Photo London has been described by The Guardian as ‘The UK photography event of the year’ . Following a hugely successful seventh edition in May, the Fair will return to London at Somerset House between 10-15 May 2023.

Each year, starting in 2015, it has brought the entire world of photography to London, from historic images to the photographers continuing to push the form into new shapes and directions. At Photo London 2022 you’ll find leading photography dealers and galleries, plus a Discovery section where you’ll find emerging talent. There’s a full Public Programme offering talks, exhibitions, and awards.

Photo London was founded by husband-and-wife team Michael Benson and Fariba Farshad and is produced by their cultural consultancy Candlestar, which is also responsible for the Condé Nast College of Fashion and global photography prize Prix Pictet.

Both Michael and Fariba are world-renowned authorities on photography and arts production, and started their careers as arts educators. We took a little of their time to ask them about Photo London and their expectations for the Fair .

How did you both find your way into the art world?

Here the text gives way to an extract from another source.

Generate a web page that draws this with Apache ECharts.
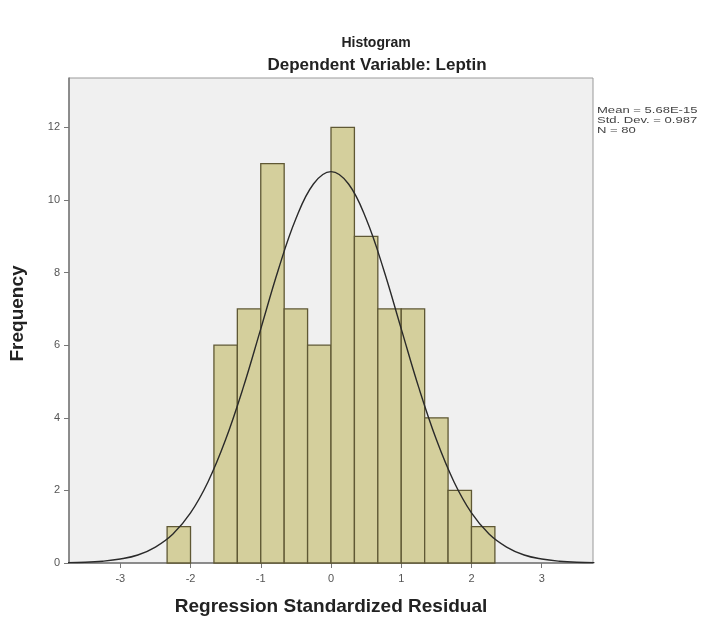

It was a long and winding road. From opening a gallery in the midst of the Iranian revolution (Fariba) to working on projects at the Sainsbury Centre in Norwich (Michael). Everything crystallised for us both during ten years at the University of the Arts where amongst other things Fariba funded the first online fashion magazine and ran a pioneering IT Research and Development Unit and Michael secured the Millbank site for Chelsea College of Art and ran the groundbreaking Signatures of the Invisible project in collaboration with CERN.

Was photography always a key area of interest?

Yes. Some of the earliest shows we worked on were photography shows.

Do you mess around with cameras yourselves?

Not in any convincing ways.

What do you look for in a good photograph?

The ability to combine artistic vision with a strong narrative line.

What inspired you to move from art education to production?

We both felt that we had gone as far as we could in art education and we wanted a fresh set of challenges. And, at the same time, we sensed that art education had lost some of the anarchic edge that was the initial attraction. The thrill (and the attendant risk) of production was immensely attractive.

What did you set out to achieve with Photo London?

To create the world’s best photography fair. Maybe not the biggest but certainly the best.

What are the logistics of putting on something like this at Somerset House?

Fiendishly difficult. Essentially, we are organising five art fairs at once in a place that swallows signage. But, for all that, the results are worth the effort and, after all, we said we enjoyed the thrill of production.

Have you always got the response you wanted in London?

When we started, some of people doubted that there was much of an audience or appetite for photography in London. Yet we were convinced that there was a strong emerging photography scene that was about to break through. We witnessed that with our first edition and, ever since, we have been blown away by the positivity of the London audience and by the reactions of our many international visitors.

Whose work should we look out for at Somerset House this year?

Always start with the Discovery section – that’s where you’ll find the stars of tomorrow.

Is there anyone you’d really like to get involved with Photo London one day?

Far far too many to mention.

Are you already planning Photo London 2023?

Yes. We have just launched for applications.